Overwritten, overlong, over-analytical and pretentious, this biography of the poet-soldier Rupert Brooke - who died in 1915 - not merely gives literary biography a bad name but, more seriously, imperils the mental health of its unfortunate reviewers. I would be telling a lie to say I have read every word of it, for I have not the endurance for that literary equivalent to Croagh Patrick; but to judge from a prose style which is unencumbered by economy of any kind, my professional delinquency has apparently been more than matched by that of the book's editor.
And allowing myself a small, tight smile at that little oxymoron, I will proceed with this review. Brooke's poetry has become emblematic of a mythic pre-Great War England - village greens, elm trees, cricket and so on - but one would have to be astoundingly thick to take that pastiche seriously; which makes Nigel Jones's self-declared task of the demystification of Brooke and his time almost heroically redundant.
Brooke was not prolific, and he has bequeathed the English language a few imperishable phrases - "Stands the church clock at ten to three? And is there honey still for tea?": "Now God be thanked Who has matched us with this hour": and of course, every line from his most famous poem, "The Soldier", the simple-minded patriotism of which is free of the sardonic bitterness which infused much of his work.
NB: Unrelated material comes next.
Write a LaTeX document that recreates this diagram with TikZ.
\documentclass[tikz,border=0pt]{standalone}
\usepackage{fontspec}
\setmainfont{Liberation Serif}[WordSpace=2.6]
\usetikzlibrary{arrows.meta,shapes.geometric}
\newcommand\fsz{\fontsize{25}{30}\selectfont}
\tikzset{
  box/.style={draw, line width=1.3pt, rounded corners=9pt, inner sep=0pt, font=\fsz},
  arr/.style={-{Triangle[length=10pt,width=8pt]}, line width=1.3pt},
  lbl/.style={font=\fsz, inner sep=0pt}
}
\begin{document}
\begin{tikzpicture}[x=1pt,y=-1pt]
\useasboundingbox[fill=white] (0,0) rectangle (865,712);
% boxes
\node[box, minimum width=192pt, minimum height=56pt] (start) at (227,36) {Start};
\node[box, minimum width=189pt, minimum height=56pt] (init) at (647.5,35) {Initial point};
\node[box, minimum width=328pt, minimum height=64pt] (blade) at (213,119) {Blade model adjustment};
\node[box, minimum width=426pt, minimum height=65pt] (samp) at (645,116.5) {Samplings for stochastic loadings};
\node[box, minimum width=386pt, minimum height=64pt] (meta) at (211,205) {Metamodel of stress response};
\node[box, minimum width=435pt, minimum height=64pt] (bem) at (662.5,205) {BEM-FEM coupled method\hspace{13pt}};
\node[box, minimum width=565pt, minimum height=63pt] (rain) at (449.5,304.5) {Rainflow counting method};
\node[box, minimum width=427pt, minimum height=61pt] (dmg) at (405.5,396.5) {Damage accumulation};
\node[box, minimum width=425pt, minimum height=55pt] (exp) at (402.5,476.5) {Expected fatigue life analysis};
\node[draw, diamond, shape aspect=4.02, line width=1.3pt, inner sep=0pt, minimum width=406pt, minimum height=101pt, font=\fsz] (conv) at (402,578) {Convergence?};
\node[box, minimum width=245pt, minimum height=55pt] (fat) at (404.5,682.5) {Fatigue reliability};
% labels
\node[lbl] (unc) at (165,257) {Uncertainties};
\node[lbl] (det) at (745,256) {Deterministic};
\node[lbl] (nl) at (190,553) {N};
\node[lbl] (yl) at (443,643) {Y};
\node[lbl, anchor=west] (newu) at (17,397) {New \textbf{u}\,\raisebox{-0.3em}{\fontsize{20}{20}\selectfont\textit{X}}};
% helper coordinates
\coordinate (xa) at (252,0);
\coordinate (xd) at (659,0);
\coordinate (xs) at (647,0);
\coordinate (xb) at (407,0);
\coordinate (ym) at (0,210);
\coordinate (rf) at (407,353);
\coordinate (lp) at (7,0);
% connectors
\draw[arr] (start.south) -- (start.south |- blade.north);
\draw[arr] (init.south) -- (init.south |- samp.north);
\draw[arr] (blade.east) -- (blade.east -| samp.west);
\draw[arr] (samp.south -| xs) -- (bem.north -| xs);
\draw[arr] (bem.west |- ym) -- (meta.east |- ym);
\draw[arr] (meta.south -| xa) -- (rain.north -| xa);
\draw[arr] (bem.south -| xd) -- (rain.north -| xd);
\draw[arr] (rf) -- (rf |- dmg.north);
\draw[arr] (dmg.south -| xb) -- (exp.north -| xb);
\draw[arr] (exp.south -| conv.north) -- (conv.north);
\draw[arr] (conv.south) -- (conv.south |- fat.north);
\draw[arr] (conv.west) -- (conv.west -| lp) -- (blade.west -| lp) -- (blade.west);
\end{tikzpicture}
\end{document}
There is no doubting the subject's iconic charisma: but that surely reflects more on the society that so elevates him. As a poet, Brooke is distinctly second-rate. Could his short life and inconsequential verse merit nearly 500 pages of biography? And are our own lives so pointless that we should spend them following the minutiae of Brooke's public school adolescence? There is barely an opened fly or an idle doodle during prep without Jones's omnipresent form ready to pounce and exultantly analyse, as if we were enriched by this detailed trawl through the callow turmoil of male adolescence.
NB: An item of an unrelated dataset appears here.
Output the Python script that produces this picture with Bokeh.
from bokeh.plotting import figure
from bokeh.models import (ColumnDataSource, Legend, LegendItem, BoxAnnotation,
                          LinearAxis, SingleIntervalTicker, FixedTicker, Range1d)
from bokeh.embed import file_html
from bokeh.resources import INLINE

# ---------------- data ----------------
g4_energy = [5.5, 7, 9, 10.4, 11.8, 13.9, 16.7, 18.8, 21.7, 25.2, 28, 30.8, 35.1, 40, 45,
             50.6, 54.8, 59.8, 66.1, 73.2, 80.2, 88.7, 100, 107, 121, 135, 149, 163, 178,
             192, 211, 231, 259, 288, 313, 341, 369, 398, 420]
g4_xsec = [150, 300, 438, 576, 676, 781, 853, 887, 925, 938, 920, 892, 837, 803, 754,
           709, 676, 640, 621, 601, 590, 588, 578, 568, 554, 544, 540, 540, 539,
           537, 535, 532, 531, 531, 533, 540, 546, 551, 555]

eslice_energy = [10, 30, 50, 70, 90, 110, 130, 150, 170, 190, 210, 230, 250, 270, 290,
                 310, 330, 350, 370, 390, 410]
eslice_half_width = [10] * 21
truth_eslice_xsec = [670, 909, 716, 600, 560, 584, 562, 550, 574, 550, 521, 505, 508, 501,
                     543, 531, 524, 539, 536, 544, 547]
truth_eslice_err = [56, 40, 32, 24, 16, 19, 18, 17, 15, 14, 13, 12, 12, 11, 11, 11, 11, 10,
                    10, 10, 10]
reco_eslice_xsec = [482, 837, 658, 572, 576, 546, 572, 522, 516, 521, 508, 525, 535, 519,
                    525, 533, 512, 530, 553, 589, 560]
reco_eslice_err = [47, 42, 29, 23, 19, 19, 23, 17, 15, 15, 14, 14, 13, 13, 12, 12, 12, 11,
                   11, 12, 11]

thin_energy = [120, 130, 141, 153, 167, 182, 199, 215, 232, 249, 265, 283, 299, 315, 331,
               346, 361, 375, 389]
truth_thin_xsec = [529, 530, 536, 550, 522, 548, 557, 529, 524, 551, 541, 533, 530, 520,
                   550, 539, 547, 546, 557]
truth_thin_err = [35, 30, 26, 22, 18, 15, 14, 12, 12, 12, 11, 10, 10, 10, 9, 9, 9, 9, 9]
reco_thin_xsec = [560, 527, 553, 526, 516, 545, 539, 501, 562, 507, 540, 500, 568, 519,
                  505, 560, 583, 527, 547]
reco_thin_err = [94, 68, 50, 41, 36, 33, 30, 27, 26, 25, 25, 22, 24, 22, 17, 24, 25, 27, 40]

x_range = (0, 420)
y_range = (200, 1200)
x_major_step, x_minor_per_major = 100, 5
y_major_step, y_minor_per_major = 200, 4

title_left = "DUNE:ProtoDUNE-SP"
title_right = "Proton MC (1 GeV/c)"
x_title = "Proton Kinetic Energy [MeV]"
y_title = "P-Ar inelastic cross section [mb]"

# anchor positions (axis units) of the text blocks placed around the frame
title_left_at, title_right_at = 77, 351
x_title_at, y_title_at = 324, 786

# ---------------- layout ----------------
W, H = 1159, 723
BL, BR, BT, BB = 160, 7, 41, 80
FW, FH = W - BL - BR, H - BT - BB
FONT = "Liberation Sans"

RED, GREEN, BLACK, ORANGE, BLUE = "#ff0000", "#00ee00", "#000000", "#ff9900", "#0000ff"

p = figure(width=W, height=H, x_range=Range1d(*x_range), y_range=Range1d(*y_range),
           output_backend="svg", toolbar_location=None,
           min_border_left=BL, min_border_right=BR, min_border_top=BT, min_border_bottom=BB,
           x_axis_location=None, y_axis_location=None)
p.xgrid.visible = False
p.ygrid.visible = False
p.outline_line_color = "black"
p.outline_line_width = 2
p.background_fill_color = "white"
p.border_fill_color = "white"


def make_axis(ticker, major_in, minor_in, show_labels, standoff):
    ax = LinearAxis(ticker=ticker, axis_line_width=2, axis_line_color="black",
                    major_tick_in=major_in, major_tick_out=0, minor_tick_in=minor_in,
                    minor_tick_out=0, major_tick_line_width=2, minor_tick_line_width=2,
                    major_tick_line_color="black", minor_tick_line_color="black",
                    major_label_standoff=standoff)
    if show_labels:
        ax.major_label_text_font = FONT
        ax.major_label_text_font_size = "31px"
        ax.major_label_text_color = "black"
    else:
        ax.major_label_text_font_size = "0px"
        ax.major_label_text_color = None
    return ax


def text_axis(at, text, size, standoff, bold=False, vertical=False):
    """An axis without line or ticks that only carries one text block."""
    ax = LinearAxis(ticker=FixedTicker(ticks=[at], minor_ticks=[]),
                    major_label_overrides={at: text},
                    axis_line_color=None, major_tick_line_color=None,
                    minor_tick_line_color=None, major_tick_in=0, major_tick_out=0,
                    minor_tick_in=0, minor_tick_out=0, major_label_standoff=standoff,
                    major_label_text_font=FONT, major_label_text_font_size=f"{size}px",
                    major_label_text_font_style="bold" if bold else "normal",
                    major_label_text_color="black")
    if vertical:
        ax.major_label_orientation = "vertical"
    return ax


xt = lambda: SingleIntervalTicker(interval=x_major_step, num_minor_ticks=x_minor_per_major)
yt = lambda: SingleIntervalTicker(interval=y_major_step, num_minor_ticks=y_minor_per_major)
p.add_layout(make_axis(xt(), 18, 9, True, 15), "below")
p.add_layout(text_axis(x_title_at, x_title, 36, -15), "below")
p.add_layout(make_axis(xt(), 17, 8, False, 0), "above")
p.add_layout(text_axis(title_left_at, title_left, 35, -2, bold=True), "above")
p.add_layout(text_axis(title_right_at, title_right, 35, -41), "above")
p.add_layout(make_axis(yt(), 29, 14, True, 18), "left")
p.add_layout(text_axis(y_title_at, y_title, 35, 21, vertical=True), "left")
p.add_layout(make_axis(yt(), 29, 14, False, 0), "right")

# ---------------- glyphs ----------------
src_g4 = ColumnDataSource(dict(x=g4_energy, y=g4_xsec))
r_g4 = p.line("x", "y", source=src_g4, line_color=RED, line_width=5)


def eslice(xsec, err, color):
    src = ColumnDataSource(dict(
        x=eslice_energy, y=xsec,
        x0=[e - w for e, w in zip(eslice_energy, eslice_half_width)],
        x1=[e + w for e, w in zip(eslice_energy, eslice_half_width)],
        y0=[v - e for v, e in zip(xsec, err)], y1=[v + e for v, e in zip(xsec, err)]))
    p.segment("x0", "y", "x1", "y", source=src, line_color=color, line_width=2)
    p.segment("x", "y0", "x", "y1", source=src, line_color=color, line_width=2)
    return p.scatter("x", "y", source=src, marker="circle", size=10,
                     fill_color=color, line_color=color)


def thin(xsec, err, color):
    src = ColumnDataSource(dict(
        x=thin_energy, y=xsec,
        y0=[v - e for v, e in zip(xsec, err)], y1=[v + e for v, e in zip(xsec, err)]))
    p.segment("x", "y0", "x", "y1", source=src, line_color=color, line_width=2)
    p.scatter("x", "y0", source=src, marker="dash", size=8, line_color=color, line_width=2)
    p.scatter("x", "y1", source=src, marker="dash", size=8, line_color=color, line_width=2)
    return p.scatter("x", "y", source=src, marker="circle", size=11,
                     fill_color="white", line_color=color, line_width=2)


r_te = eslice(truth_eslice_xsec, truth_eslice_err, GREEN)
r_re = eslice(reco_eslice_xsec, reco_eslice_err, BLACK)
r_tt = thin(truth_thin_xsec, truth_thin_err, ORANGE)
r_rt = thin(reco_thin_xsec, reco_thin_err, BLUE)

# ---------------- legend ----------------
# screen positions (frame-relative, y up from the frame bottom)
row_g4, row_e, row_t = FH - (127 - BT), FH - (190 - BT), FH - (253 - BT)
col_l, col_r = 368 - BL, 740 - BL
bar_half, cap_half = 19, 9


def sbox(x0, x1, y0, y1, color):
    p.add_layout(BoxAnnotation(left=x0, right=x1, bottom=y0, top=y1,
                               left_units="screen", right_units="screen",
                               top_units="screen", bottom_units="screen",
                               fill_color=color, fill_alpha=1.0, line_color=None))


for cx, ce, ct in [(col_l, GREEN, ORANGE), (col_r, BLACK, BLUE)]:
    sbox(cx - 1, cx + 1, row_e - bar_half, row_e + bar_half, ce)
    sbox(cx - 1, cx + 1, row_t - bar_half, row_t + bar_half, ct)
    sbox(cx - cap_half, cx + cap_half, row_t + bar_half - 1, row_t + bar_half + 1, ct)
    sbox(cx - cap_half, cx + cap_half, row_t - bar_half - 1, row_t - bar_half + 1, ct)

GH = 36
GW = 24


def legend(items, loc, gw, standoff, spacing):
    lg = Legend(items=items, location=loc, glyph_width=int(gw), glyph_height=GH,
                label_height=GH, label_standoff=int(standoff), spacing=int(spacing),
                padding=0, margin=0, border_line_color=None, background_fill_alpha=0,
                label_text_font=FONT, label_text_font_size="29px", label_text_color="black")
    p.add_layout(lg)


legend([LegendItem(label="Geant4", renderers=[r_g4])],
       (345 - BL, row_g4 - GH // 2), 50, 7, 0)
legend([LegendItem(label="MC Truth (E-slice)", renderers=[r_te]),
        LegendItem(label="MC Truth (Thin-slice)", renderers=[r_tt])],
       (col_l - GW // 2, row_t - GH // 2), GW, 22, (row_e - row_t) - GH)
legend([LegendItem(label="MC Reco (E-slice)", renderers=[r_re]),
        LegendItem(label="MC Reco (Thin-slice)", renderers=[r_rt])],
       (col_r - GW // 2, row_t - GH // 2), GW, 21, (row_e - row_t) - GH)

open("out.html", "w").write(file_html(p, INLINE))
"It takes a huge leap of imagination for us at the end of the century whose batting he opened to imagine what the mere words `Rupert Brooke' conjured up for his contemporaries," writes Nigel Jones. And that smugly egregious pun sets the style on a work which makes no attempt whatever to leap into the mores of the time.
So, we are tut-tuttingly told, Brooke was both an anti-Semite and "homophobe", as if such prejudices were not the norm in Edwardian England. Even more unsympathetic to the ethos both of then and of that larger world of today - aside, that is, from that of Oprah Winfrey confession-freaks - is Jones's denunciation of Brooke's concealment of some teenage homosexual escapades from his mother: "Even as a grown man he cannot face confronting her with the true facts of his sexual - but by now respectably heterosexual - life." As if it were the norm, then or now, in adulthood to tell one's parents about one's jolly adolescent japes behind the cricket pavilion with Carruthers Minor.
Still, this book provides the odd, delightful little truffle in its porridge of ennui, such as the full frontal nude photograph of Katherine Cox, to whom Brooke lost his virginity, and to whom he later wrote: "I remember the softness of your body; and your breasts and your thighs and your cunt. I remember you all naked lying to receive me; wonderful in beauty." To which any man who loves the female form can only reply: and so say all of us.
But such moments are far and few between. When we read that "pulling the emotional strings of his friends was meat and drink to him as his role of puppeteer", we get a truer picture of this biography: lazy metaphors, lazily mixed, with almost every event, no matter how trivial, examined with lugubrious solemnity: and with worse to come. "The emotions he had felt then, and had only begun to slough off after a month of the most bitter suffering, returned in their naked fury: shock, disbelief, betrayal, jealousy, fear, rage, dismay - one by one, like falling clubs, they crashed into him with dull thumps."
Dull thumps, eh? By Jove, if you want to know what dull thumps feel like, read this book.